(SET TASK)
Print, please, exactly and only the lines between the line holding "Rebuild this chart" and the line holding "expiry_pl = [-842, -842, 3658, -842, -842]", inclusive, omitting any pictures.

──────

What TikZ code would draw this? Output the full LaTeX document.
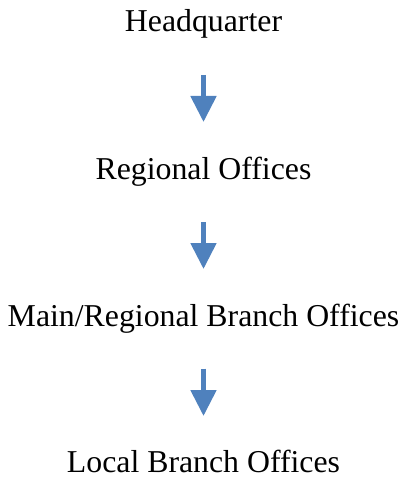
\documentclass[tikz,border=0pt]{standalone}
\usepackage{fontspec}
\setmainfont{Liberation Serif}
\usetikzlibrary{arrows.meta}
\definecolor{arrowblue}{HTML}{4F81BD}
\begin{document}
\begin{tikzpicture}[x=1pt,y=1pt,
  label/.style={anchor=base,inner sep=0pt,font=\fontsize{31.8}{36}\selectfont},
  blockarrow/.style={draw=arrowblue,line width=5pt,-{Triangle[width=25pt,length=26pt]},arrowblue}]
\useasboundingbox (0,0) rectangle (403,-478);
\node[label] (hq) at (203.5,-32) {Headquarter};
\node[label] (reg) at (203.5,-179) {Regional Offices};
\node[label] (main) at (203.5,-326) {Main/Regional Branch Offices};
\node[label] (loc) at (203.5,-472.5) {Local Branch Offices};
\draw[blockarrow] ([yshift=-43pt]hq.base) -- ([yshift=57pt]reg.base);
\draw[blockarrow] ([yshift=-43pt]reg.base) -- ([yshift=57pt]main.base);
\draw[blockarrow] ([yshift=-42.5pt]main.base) -- ([yshift=56.5pt]loc.base);
\end{tikzpicture}
\end{document}
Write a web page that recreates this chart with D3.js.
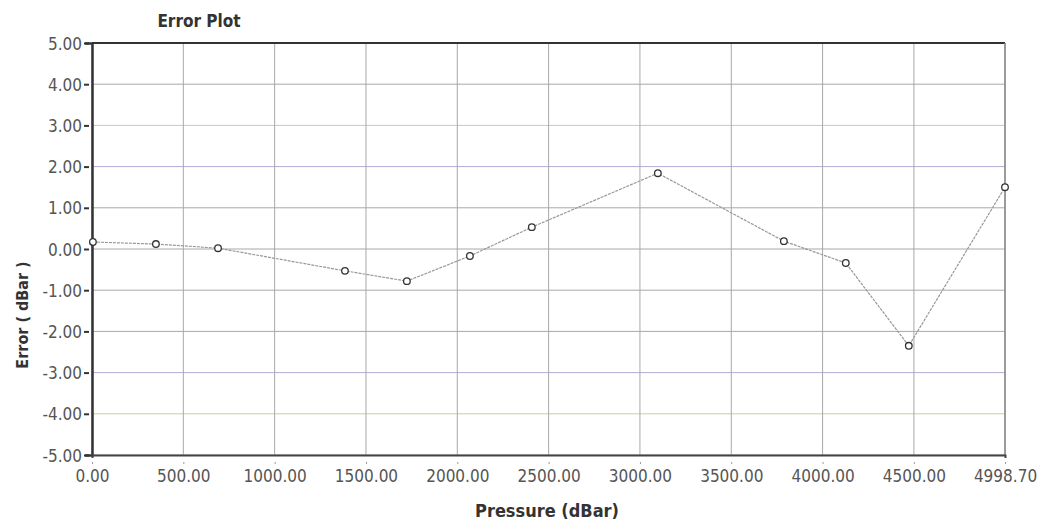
<!DOCTYPE html>
<html>
<head>
<meta charset="utf-8">
<script src="https://cdn.jsdelivr.net/npm/d3@7"></script>
<style>
  body { margin: 0; background: #fff; }
  text { font-family: "DejaVu Sans Condensed", "DejaVu Sans", sans-serif; }
</style>
</head>
<body>
<script>
const width = 1044;
const height = 523;

const margin = {
  top: 43,
  left: 92,
  bottom: 68,
  right: 39
};

// data
const pressure = [5, 350, 690, 1385, 1724, 2069, 2408, 3098, 3788, 4127, 4472, 4998.7];
const error = [0.17, 0.12, 0.02, -0.53, -0.78, -0.17, 0.53, 1.84, 0.19, -0.34, -2.35, 1.50];
const xTicks = [0, 500, 1000, 1500, 2000, 2500, 3000, 3500, 4000, 4500, 4998.7];
const yTicks = [-5, -4, -3, -2, -1, 0, 1, 2, 3, 4, 5];

const mWidth = width - margin.left - margin.right;
const mHeight = height - margin.top - margin.bottom;

// plain hyphen for negatives, like the original
const fmt = d3.formatLocale({decimal: ".", thousands: "", grouping: [3], currency: ["", ""], minus: "-"}).format(".2f");

const root = d3.select("body").append("svg")
  .attr("width", width)
  .attr("height", height);

const svg = root.append("g")
  .attr("transform", `translate(${margin.left}, ${margin.top})`);

const x = d3.scaleLinear().domain([0, 4998.7]).range([0, mWidth]);
const y = d3.scaleLinear().domain([-5, 5]).range([mHeight, 0]);

// grid
svg.append("g")
  .selectAll("line")
  .data(yTicks)
  .enter()
  .append("line")
  .attr("x1", 0)
  .attr("x2", mWidth)
  .attr("y1", (d) => y(d))
  .attr("y2", (d) => y(d))
  .style("stroke", (d) => d === 2 || d === -3 ? "#b7a9d6" : (d === 3 || d === -4 ? "#c9cfa0" : "#a8a8a8"))
  .style("stroke-width", 1);

svg.append("g")
  .selectAll("line")
  .data(xTicks)
  .enter()
  .append("line")
  .attr("x1", (d) => x(d))
  .attr("x2", (d) => x(d))
  .attr("y1", 0)
  .attr("y2", mHeight)
  .style("stroke", "#a8a8a8")
  .style("stroke-width", 1);

// frame
svg.append("line").attr("x1", 0).attr("x2", mWidth).attr("y1", 0).attr("y2", 0)
  .style("stroke", "#333").style("stroke-width", 2);
svg.append("line").attr("x1", mWidth).attr("x2", mWidth).attr("y1", 0).attr("y2", mHeight)
  .style("stroke", "#888").style("stroke-width", 1.5);

// axes
const yAxis = svg.append("g")
  .call(d3.axisLeft(y).tickValues(yTicks).tickFormat(fmt).tickSize(7).tickPadding(3));
yAxis.select(".domain").style("stroke", "#333").style("stroke-width", 2.5);
yAxis.selectAll(".tick line").style("stroke", "#333").style("stroke-width", 2).attr("x2", -8).attr("x1", -3);
yAxis.selectAll(".tick text")
  .style("font-size", "17px")
  .style("fill", "#555")
  .attr("x", -10)
  .attr("dy", "0.36em");

const xAxis = svg.append("g")
  .attr("transform", `translate(0, ${mHeight})`)
  .call(d3.axisBottom(x).tickValues(xTicks).tickFormat(fmt).tickSize(3).tickPadding(12));
xAxis.select(".domain").style("stroke", "#444").style("stroke-width", 2);
xAxis.selectAll(".tick line").style("stroke", "#999").attr("y1", 7).attr("y2", 9);
xAxis.selectAll(".tick text")
  .style("font-size", "17px")
  .style("fill", "#555");

// series
const line = d3.line()
  .x((d) => x(d[0]))
  .y((d) => y(d[1]));

const points = pressure.map((p, i) => [p, error[i]]);

svg.append("path")
  .datum(points)
  .attr("d", line)
  .style("fill", "none")
  .style("stroke", "#999")
  .style("stroke-width", 1.2)
  .style("stroke-dasharray", "3,1");

svg.selectAll("circle")
  .data(points)
  .enter()
  .append("circle")
  .attr("cx", (d) => x(d[0]))
  .attr("cy", (d) => y(d[1]))
  .attr("r", 3.3)
  .style("fill", "#fff")
  .style("stroke", "#333")
  .style("stroke-width", 1.3);

// titles
root.append("text")
  .attr("x", 199)
  .attr("y", 27)
  .attr("text-anchor", "middle")
  .style("font-size", "17px")
  .style("font-weight", "bold")
  .style("fill", "#333")
  .text("Error Plot");

root.append("text")
  .attr("x", 547)
  .attr("y", 517)
  .attr("text-anchor", "middle")
  .style("font-size", "18px")
  .style("font-weight", "bold")
  .style("fill", "#333")
  .text("Pressure (dBar)");

root.append("text")
  .attr("transform", "translate(28, 315) rotate(-90)")
  .attr("text-anchor", "middle")
  .style("font-size", "16px")
  .style("font-weight", "bold")
  .style("fill", "#333")
  .text("Error ( dBar )");
</script>
</body>
</html>
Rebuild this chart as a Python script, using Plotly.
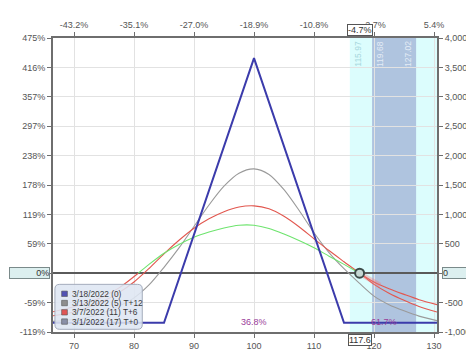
import plotly.graph_objects as go

# ---------------- data ----------------
expiry_prices = [66.5, 85, 100, 115, 130.5]
expiry_pl = [-842, -842, 3658, -842, -842]

t12_prices = [66.5, 70, 72.5, 75, 77.5, 80, 82.5, 85, 87.5, 90, 92.5, 95, 97.5, 100, 102.5, 105, 107.5, 110, 112.5, 115, 117.5, 120, 122.5, 125, 127.5, 130.5]
t12_pl = [-820, -790, -745, -670, -560, -420, -200, 100, 430, 795, 1160, 1480, 1700, 1774, 1680, 1420, 1070, 688, 350, 76, -165, -390, -535, -640, -730, -806]

t6_prices = [66.5, 70, 72.5, 75, 77.5, 80, 82.5, 85, 87.5, 90, 92.5, 95, 97.5, 100, 102.5, 105, 107.5, 110, 112.5, 115, 117.6, 120, 122.5, 125, 127.5, 130.5]
t6_pl = [-725, -660, -575, -470, -330, -150, 80, 330, 560, 765, 925, 1045, 1125, 1145, 1095, 968, 790, 586, 385, 195, 0, -190, -340, -460, -565, -660]

t0_prices = [66.5, 70, 72.5, 75, 77.5, 80.7, 82.5, 85, 87.5, 90, 92.5, 95, 97.5, 100, 102.5, 105, 107.5, 110, 112.5, 115, 117.6, 120, 122.5, 125, 127.5, 130.5]
t0_pl = [-655, -570, -490, -390, -250, 0, 150, 340, 490, 612, 700, 770, 815, 815, 760, 665, 555, 433, 290, 150, 0, -150, -265, -360, -450, -535]

hl_prices = [118.3, 121.0]
hl_pl = [-45, -205]

current_price = 117.6
current_change = "-4.7%"
sd1_low, sd1_high = 115.97, 130.5
band_low, band_high = 119.68, 127.02
band_labels = ["115.97", "119.68", "127.02"]
prob_labels = ["36.8%", "61.7%"]
prob_x = [100, 121.7]
prob_y = [-826, -826]

y_ticks = [-1000, -500, 0, 500, 1000, 1500, 2000, 2500, 3000, 3500, 4000]
left_labels = ["-119%", "-59%", "", "59%", "119%", "178%", "238%", "297%", "357%", "416%", "475%"]
right_labels = ["-1,000", "-500", "", "500", "1,000", "1,500", "2,000", "2,500", "3,000", "3,500", "4,000"]
x_ticks = [70, 80, 90, 100, 110, 120, 130]
bottom_labels = ["70", "80", "90", "100", "110", "120", "130"]
top_labels = ["-43.2%", "-35.1%", "-27.0%", "-18.9%", "-10.8%", "-2.7%", "5.4%"]

legend_names = ["3/18/2022 (0)", "3/13/2022 (5) T+12", "3/7/2022 (11) T+6", "3/1/2022 (17) T+0"]
legend_colors = ["#5252b4", "#8e8e8e", "#e05555", "#8a90a8"]

# ---------------- figure ----------------
W, H = 474, 355
ML, MR, MT, MB = 40, 34, 13, 15
PW, PH = W - ML - MR, H - MT - MB
XR = [66.5, 130.5]
YR = [-1000, 4000]
FONT = "Arial, Liberation Sans, sans-serif"

BLUE = "#3b3bab"
GRAY = "#9a9a9a"
RED = "#e2574f"
GREEN = "#6ee46e"
SPL = dict(shape="spline", smoothing=0.8)

fig = go.Figure()

fig.add_trace(go.Scatter(x=t12_prices, y=t12_pl, mode="lines", line=dict(color=GRAY, width=1.1, **SPL), showlegend=False, hoverinfo="skip"))
fig.add_trace(go.Scatter(x=t6_prices, y=t6_pl, mode="lines", line=dict(color=RED, width=1.1, **SPL), showlegend=False, hoverinfo="skip"))

# T+0 : green where profitable, red where in loss
first_zero = t0_pl.index(0)
last_zero = len(t0_pl) - 1 - t0_pl[::-1].index(0)
segments = [
    (t0_prices[:first_zero + 1], t0_pl[:first_zero + 1], RED),
    (t0_prices[first_zero:last_zero + 1], t0_pl[first_zero:last_zero + 1], GREEN),
    (t0_prices[last_zero:], t0_pl[last_zero:], RED),
]
for xs, ys, c in segments:
    fig.add_trace(go.Scatter(x=xs, y=ys, mode="lines", line=dict(color=c, width=1.1, **SPL), showlegend=False, hoverinfo="skip"))

# highlight near current price
fig.add_trace(go.Scatter(x=hl_prices, y=hl_pl, mode="lines", line=dict(color="rgba(240,120,120,0.35)", width=5), showlegend=False, hoverinfo="skip"))

# expiration
fig.add_trace(go.Scatter(x=expiry_prices, y=expiry_pl, mode="lines", line=dict(color=BLUE, width=2), showlegend=False, hoverinfo="skip"))

# current price marker
fig.add_trace(go.Scatter(x=[current_price], y=[0], mode="markers", marker=dict(size=9, color="#c5d8d4", line=dict(color="#3c4a48", width=2)), showlegend=False, hoverinfo="skip"))

# dummy trace for the secondary axes
fig.add_trace(go.Scatter(x=XR, y=YR, xaxis="x2", yaxis="y2", mode="lines", line=dict(width=0, color="rgba(0,0,0,0)"), showlegend=False, hoverinfo="skip"))

shapes = [
    dict(type="rect", xref="x", yref="paper", x0=sd1_low, x1=sd1_high, y0=0, y1=1, fillcolor="#dcfdfd", line=dict(width=0), layer="below"),
    dict(type="rect", xref="x", yref="paper", x0=band_low, x1=band_high, y0=0, y1=1, fillcolor="#afc4df", line=dict(width=0), layer="below"),
]

def px2paper_x(px):
    return (px - ML) / PW

def py2paper_y(py):
    return (H - MB - py) / PH

# custom legend box
lx0, lx1, ly0, ly1 = 42, 133, 287, 337
r = 5
x0p, x1p = px2paper_x(lx0), px2paper_x(lx1)
y0p, y1p = py2paper_y(ly1), py2paper_y(ly0)
rx, ry = r / PW, r / PH
path = (f"M {x0p+rx},{y1p} L {x1p-rx},{y1p} Q {x1p},{y1p} {x1p},{y1p-ry} "
        f"L {x1p},{y0p+ry} Q {x1p},{y0p} {x1p-rx},{y0p} L {x0p+rx},{y0p} "
        f"Q {x0p},{y0p} {x0p},{y0p+ry} L {x0p},{y1p-ry} Q {x0p},{y1p} {x0p+rx},{y1p} Z")
shapes.append(dict(type="path", xref="paper", yref="paper", path=path, fillcolor="rgba(222,230,242,0.88)", line=dict(color="#a4acbc", width=1), layer="above"))

annotations = []
for i, (name, col) in enumerate(zip(legend_names, legend_colors)):
    cy = 297.5 + i * 10.3
    shapes.append(dict(type="rect", xref="paper", yref="paper", x0=px2paper_x(49), x1=px2paper_x(55), y0=py2paper_y(cy + 3), y1=py2paper_y(cy - 3), fillcolor=col, line=dict(color="#555", width=0.6), layer="above"))
    annotations.append(dict(x=px2paper_x(57.5), y=py2paper_y(cy), xref="paper", yref="paper", text=name, showarrow=False, xanchor="left", yanchor="middle", font=dict(family=FONT, size=8.3, color="#3a3a3a")))

# vertical band labels
for xv, txt, col, xa in zip([sd1_low, band_low, band_high], band_labels, ["#a6d6dc", "#e4ecf6", "#e4ecf6"], ["left", "left", "right"]):
    annotations.append(dict(x=xv, y=py2paper_y(14), xref="x", yref="paper", text=txt, textangle=-90, showarrow=False, xanchor=xa, yanchor="top", xshift=1 if xa == "left" else -1, font=dict(family=FONT, size=8.5, color=col)))

# probability labels
for xv, yv, txt in zip(prob_x, prob_y, prob_labels):
    annotations.append(dict(x=xv, y=yv, xref="x", yref="y", text=txt, showarrow=False, font=dict(family=FONT, size=9, color="#9a3c9a")))

# boxed highlight labels
box_font = dict(family=FONT, size=9, color="#333")
hs = "&#8202;"
annotations.append(dict(x=current_price, y=1, xref="x", yref="paper", text=current_change, showarrow=False, yanchor="bottom", yshift=2, bgcolor="white", bordercolor="#555", borderwidth=1, borderpad=0, font=box_font))
annotations.append(dict(x=current_price, y=0, xref="x", yref="paper", text=str(current_price), showarrow=False, yanchor="top", yshift=-2, bgcolor="white", bordercolor="#555", borderwidth=1, borderpad=0, font=box_font))
annotations.append(dict(x=px2paper_x(37), y=0, xref="paper", yref="y", text=hs * 35 + "0%", showarrow=False, xanchor="right", align="right", bgcolor="#dcefef", bordercolor="#7a8a8a", borderwidth=1, borderpad=0, font=box_font))
annotations.append(dict(x=px2paper_x(445), y=0, xref="paper", yref="y", text="0" + hs * 31, showarrow=False, xanchor="left", align="left", bgcolor="#dcefef", bordercolor="#7a8a8a", borderwidth=1, borderpad=0, font=box_font))

tickfont = dict(family=FONT, size=9, color="#555")
axis_common = dict(showline=True, linecolor="#6e6e6e", linewidth=2, ticks="outside", ticklen=4, tickcolor="#6e6e6e", tickfont=tickfont)

fig.update_layout(
    width=W, height=H,
    margin=dict(l=ML, r=MR, t=MT, b=MB, pad=0),
    paper_bgcolor="white", plot_bgcolor="white",
    shapes=shapes, annotations=annotations,
    showlegend=False,
    xaxis=dict(range=XR, tickvals=x_ticks, ticktext=bottom_labels, showgrid=True, gridcolor="#e2e2e2", gridwidth=1, zeroline=False, **axis_common),
    yaxis=dict(range=YR, tickvals=y_ticks, ticktext=left_labels, showgrid=True, gridcolor="#e2e2e2", gridwidth=1,
               zeroline=True, zerolinecolor="#5a5a5a", zerolinewidth=2, side="left", **axis_common),
    xaxis2=dict(range=XR, tickvals=x_ticks, ticktext=top_labels, overlaying="x", side="top", anchor="y2", showgrid=False, zeroline=False, **axis_common),
    yaxis2=dict(range=YR, tickvals=y_ticks, ticktext=right_labels, overlaying="y", side="right", anchor="x2", showgrid=False, zeroline=False, **axis_common),
)

fig.write_html("out.html")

──────

(SOLVED EXERCISE)
Rebuild this chart as a Python script, using Plotly.
import plotly.graph_objects as go

# ---------------- data ----------------
expiry_prices = [66.5, 85, 100, 115, 130.5]
expiry_pl = [-842, -842, 3658, -842, -842]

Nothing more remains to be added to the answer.